_Task brief_
For the data below, transcribe the part that opens with the line containing "Output the Python" and closes with the line containing "from matplotlib.lines import Line2D", exactly and with no pictures.

═════ Task data

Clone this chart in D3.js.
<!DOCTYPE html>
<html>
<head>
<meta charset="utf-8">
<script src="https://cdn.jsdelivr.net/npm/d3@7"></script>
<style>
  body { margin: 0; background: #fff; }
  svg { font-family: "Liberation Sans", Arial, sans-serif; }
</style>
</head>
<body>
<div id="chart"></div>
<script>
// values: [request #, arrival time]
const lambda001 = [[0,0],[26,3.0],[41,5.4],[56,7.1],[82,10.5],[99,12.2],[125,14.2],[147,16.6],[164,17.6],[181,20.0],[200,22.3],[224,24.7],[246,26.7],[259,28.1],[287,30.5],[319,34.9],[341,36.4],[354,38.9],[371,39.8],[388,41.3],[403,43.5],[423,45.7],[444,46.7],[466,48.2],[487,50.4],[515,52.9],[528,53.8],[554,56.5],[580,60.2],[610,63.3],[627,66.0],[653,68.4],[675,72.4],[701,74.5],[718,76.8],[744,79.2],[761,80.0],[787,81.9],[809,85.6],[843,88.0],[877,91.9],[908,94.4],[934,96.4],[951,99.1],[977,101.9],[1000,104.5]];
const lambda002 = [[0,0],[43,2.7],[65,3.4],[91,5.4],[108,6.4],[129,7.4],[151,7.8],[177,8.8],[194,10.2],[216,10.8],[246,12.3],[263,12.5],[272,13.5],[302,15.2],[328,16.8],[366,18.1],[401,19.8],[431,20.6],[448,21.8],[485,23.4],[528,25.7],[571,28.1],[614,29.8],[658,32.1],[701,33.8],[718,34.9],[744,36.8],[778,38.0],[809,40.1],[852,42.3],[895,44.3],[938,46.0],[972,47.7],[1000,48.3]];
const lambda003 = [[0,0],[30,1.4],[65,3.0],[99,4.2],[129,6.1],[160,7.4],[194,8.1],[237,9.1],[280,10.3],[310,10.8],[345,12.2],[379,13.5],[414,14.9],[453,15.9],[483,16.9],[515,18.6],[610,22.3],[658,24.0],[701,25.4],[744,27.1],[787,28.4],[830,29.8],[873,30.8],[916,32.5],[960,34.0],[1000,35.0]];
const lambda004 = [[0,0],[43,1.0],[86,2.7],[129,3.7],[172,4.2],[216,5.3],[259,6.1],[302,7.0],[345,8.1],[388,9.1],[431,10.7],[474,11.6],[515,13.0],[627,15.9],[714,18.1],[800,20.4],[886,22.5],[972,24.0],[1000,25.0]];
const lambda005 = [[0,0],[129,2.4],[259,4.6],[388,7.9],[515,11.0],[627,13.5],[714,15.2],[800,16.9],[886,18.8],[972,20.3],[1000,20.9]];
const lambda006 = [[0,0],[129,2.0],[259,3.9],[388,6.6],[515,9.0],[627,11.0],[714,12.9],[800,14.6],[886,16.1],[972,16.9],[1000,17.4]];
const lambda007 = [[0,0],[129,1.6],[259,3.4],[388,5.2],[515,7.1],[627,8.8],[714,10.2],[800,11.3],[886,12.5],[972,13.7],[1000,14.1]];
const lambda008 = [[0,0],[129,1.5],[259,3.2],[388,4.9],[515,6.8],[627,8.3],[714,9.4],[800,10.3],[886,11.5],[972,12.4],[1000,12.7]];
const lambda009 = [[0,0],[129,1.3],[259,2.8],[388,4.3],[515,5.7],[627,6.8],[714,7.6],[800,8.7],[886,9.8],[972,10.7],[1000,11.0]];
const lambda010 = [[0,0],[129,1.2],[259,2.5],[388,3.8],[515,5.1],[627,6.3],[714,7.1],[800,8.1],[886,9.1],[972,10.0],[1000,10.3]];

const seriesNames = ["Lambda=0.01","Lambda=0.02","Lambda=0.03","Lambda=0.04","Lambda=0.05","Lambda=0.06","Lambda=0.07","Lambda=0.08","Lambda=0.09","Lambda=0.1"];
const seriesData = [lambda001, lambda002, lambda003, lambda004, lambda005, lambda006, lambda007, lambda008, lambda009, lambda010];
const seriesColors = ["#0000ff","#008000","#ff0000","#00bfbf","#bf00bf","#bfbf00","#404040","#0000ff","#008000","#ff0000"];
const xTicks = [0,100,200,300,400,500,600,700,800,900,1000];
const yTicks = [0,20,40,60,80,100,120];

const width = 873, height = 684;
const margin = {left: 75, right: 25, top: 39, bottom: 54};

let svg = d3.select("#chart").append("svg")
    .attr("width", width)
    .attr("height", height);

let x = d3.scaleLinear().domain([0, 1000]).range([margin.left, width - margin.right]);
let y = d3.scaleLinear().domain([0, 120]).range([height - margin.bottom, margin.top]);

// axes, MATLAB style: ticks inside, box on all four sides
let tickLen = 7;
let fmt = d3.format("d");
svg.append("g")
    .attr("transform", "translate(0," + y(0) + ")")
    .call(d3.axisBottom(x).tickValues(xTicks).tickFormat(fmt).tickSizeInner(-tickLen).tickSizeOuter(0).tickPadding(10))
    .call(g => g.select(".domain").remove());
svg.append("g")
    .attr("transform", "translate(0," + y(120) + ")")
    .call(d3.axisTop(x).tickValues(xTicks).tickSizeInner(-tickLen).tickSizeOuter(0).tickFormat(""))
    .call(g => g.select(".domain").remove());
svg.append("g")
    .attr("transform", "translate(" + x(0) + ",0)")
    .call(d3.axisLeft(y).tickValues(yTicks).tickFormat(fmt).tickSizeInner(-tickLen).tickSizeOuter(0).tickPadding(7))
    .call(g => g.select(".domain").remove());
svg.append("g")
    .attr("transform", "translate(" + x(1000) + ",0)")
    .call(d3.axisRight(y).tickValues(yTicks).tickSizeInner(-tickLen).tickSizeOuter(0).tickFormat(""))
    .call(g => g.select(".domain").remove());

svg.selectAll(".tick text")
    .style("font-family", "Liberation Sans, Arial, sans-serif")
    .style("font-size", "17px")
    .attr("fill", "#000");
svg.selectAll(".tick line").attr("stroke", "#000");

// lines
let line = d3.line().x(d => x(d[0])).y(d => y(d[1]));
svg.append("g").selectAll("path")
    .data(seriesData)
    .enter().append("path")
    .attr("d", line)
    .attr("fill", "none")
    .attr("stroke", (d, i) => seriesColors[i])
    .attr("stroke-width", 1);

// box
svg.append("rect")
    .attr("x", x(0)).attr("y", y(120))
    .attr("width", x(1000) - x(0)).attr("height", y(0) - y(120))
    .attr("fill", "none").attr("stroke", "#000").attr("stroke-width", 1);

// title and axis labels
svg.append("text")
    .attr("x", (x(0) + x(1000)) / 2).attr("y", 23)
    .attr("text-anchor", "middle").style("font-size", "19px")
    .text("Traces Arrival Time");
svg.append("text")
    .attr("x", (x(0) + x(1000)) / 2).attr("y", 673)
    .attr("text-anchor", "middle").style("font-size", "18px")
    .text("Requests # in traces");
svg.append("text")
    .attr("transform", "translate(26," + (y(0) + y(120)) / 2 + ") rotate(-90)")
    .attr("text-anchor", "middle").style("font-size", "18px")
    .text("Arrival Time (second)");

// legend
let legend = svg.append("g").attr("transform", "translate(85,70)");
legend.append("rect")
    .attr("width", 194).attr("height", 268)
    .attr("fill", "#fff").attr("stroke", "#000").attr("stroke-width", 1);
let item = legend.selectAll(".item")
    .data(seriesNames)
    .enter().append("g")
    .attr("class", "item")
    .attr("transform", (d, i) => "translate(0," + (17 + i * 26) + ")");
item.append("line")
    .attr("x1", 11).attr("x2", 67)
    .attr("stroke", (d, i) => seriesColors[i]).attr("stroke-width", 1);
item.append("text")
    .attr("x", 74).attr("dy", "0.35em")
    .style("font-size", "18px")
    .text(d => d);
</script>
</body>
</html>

══════════
═════ Task data

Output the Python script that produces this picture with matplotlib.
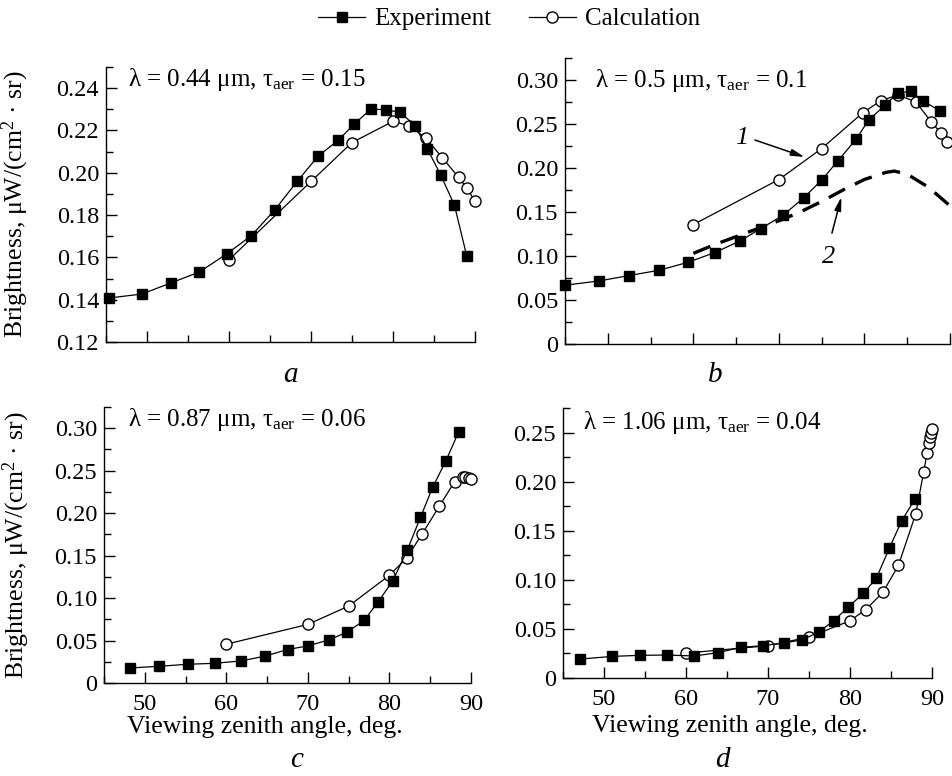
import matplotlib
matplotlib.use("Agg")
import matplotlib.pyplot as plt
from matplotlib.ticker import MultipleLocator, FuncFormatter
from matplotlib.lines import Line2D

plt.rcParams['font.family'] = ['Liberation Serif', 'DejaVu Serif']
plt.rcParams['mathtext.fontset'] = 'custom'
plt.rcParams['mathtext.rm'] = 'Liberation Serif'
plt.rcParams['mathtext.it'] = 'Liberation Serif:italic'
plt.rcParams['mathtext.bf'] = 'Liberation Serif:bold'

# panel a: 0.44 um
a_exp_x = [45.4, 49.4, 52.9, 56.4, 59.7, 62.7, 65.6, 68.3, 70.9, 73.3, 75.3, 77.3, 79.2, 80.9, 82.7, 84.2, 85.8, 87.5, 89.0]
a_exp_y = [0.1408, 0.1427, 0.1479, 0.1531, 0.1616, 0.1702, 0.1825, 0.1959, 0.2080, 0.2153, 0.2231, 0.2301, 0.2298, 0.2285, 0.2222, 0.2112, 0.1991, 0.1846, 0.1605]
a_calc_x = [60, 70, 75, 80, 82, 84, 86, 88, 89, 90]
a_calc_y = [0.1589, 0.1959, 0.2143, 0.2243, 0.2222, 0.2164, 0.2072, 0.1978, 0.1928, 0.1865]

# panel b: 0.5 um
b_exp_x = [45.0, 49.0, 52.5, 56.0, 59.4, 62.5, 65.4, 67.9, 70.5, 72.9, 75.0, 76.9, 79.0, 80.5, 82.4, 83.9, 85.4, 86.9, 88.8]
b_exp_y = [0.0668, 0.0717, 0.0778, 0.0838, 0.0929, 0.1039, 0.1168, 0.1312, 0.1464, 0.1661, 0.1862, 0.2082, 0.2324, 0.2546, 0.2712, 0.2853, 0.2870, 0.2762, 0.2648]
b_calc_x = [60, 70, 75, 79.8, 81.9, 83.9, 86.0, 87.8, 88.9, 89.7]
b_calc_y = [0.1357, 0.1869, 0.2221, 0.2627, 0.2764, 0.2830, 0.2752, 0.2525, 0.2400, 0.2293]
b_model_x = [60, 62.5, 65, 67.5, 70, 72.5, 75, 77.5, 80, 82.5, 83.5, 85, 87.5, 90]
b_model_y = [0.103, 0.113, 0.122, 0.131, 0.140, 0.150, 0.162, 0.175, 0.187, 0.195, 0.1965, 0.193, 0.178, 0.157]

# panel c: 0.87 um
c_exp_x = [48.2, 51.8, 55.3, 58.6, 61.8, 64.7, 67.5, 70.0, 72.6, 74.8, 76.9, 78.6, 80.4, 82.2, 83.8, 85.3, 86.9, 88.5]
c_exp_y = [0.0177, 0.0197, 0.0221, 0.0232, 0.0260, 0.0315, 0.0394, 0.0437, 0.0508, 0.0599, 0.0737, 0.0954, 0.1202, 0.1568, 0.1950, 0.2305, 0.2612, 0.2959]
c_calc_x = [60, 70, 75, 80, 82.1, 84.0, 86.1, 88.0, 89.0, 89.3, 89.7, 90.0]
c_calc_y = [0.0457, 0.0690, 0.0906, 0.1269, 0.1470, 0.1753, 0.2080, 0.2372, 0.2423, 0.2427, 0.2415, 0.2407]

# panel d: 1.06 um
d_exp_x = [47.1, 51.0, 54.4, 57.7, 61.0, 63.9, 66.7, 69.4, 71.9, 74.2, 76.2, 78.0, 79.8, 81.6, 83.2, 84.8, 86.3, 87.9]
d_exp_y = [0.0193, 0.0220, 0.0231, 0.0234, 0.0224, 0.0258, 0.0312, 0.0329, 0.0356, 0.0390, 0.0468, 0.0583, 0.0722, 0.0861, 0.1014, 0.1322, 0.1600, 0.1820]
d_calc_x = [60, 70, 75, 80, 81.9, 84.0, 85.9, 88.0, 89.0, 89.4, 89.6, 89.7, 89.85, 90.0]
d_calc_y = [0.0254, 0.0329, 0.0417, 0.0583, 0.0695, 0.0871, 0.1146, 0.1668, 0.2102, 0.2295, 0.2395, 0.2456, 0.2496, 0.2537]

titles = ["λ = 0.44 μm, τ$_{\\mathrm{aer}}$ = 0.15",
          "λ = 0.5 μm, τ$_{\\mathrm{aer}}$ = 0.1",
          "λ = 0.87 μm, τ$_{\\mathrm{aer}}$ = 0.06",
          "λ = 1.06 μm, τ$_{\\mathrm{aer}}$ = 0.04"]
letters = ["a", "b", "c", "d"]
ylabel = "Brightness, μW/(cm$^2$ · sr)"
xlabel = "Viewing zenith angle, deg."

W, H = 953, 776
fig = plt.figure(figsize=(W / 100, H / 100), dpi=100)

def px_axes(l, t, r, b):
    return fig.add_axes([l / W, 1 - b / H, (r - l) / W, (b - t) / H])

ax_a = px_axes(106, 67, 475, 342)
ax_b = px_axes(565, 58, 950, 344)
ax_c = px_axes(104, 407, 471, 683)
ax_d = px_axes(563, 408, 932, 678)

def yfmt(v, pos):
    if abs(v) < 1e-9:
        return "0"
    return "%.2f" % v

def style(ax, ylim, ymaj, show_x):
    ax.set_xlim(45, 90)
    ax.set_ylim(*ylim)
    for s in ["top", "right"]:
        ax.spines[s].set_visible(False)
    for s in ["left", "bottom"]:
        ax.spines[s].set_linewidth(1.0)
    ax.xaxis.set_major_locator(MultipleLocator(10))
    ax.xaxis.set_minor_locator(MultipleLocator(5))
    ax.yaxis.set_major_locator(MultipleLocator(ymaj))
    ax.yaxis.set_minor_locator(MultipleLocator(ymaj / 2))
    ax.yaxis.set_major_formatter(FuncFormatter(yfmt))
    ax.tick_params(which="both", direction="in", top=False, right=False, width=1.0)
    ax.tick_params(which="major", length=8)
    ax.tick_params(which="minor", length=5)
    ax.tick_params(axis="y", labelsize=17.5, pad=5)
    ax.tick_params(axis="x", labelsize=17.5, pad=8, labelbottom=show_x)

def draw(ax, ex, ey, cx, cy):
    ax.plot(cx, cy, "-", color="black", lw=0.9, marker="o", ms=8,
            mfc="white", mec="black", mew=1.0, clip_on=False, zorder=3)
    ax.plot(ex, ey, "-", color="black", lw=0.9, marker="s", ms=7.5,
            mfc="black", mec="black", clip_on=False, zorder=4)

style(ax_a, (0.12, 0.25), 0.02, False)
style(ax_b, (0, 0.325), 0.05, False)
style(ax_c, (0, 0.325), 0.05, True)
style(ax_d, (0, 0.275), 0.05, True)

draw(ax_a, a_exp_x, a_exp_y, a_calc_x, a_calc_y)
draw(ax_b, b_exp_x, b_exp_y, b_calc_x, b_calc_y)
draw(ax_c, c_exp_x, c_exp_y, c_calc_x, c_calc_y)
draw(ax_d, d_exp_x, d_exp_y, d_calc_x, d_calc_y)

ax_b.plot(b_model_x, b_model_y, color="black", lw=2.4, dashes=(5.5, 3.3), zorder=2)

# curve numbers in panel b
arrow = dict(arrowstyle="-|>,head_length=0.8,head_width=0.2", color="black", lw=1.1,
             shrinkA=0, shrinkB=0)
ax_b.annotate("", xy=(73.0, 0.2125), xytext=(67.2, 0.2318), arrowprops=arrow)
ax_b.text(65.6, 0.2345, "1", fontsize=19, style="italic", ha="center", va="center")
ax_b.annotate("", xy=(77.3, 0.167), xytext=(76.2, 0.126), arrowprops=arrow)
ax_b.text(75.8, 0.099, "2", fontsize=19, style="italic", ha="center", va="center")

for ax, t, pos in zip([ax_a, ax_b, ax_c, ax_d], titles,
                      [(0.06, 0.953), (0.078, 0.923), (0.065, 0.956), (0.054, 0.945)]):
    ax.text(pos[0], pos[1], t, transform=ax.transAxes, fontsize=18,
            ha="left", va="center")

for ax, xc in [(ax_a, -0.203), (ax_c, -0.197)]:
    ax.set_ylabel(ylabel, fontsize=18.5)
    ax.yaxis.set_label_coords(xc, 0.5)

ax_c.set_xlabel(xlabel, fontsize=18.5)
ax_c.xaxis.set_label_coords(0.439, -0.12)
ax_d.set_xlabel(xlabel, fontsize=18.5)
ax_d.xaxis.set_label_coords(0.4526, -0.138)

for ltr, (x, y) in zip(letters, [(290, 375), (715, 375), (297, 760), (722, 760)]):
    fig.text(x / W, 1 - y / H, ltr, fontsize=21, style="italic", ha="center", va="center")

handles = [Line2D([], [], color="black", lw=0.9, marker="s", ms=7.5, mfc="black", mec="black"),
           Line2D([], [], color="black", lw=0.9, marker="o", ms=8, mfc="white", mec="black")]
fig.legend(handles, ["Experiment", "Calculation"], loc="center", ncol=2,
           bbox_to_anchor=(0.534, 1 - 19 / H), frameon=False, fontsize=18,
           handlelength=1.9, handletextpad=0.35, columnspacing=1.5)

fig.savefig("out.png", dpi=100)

══════════

_Exercise answer_
Output the Python script that produces this picture with matplotlib.
import matplotlib
matplotlib.use("Agg")
import matplotlib.pyplot as plt
from matplotlib.ticker import MultipleLocator, FuncFormatter
from matplotlib.lines import Line2D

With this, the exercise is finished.